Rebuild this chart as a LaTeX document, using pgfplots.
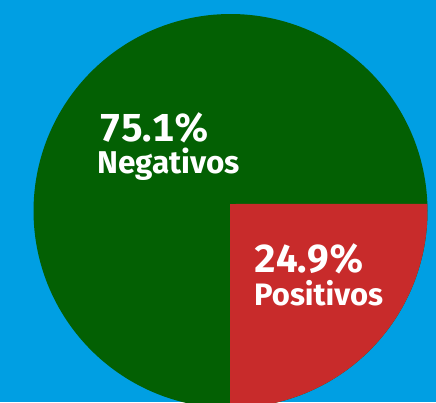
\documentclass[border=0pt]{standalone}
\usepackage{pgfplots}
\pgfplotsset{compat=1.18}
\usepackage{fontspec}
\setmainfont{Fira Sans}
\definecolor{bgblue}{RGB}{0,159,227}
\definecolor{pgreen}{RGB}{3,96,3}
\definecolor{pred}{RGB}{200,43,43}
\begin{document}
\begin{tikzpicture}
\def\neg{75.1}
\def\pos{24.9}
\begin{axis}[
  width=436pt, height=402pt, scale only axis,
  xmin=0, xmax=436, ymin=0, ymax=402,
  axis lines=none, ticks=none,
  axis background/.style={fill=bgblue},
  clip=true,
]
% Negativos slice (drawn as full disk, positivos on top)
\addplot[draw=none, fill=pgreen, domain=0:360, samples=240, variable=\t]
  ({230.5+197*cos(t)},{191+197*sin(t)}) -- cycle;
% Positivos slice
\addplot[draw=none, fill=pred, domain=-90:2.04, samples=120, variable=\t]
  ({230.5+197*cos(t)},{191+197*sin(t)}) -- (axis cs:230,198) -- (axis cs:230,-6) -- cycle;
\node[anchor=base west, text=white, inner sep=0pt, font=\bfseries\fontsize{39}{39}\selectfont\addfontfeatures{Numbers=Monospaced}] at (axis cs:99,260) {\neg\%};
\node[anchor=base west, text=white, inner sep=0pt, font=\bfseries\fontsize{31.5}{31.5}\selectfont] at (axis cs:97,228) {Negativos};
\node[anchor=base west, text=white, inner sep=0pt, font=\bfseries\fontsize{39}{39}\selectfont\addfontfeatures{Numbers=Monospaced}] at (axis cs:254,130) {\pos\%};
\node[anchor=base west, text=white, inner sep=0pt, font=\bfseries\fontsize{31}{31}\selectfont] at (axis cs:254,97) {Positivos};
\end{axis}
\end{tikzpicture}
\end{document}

::::::::::

→ Objective:
Every line is to be duplicated exactly, though pictures stay out.

→ The response:
Rebuild this chart as a LaTeX document, using pgfplots.
\documentclass[border=0pt]{standalone}
\usepackage{pgfplots}
\pgfplotsset{compat=1.18}
\usepackage{fontspec}
\setmainfont{Fira Sans}
\definecolor{bgblue}{RGB}{0,159,227}
\definecolor{pgreen}{RGB}{3,96,3}
\definecolor{pred}{RGB}{200,43,43}
\begin{document}
\begin{tikzpicture}
\def\neg{75.1}
\def\pos{24.9}
\begin{axis}[
  width=436pt, height=402pt, scale only axis,
  xmin=0, xmax=436, ymin=0, ymax=402,
  axis lines=none, ticks=none,
  axis background/.style={fill=bgblue},
  clip=true,
]
% Negativos slice (drawn as full disk, positivos on top)
\addplot[draw=none, fill=pgreen, domain=0:360, samples=240, variable=\t]
  ({230.5+197*cos(t)},{191+197*sin(t)}) -- cycle;
% Positivos slice
\addplot[draw=none, fill=pred, domain=-90:2.04, samples=120, variable=\t]
  ({230.5+197*cos(t)},{191+197*sin(t)}) -- (axis cs:230,198) -- (axis cs:230,-6) -- cycle;
\node[anchor=base west, text=white, inner sep=0pt, font=\bfseries\fontsize{39}{39}\selectfont\addfontfeatures{Numbers=Monospaced}] at (axis cs:99,260) {\neg\%};
\node[anchor=base west, text=white, inner sep=0pt, font=\bfseries\fontsize{31.5}{31.5}\selectfont] at (axis cs:97,228) {Negativos};
\node[anchor=base west, text=white, inner sep=0pt, font=\bfseries\fontsize{39}{39}\selectfont\addfontfeatures{Numbers=Monospaced}] at (axis cs:254,130) {\pos\%};
\node[anchor=base west, text=white, inner sep=0pt, font=\bfseries\fontsize{31}{31}\selectfont] at (axis cs:254,97) {Positivos};
\end{axis}
\end{tikzpicture}
\end{document}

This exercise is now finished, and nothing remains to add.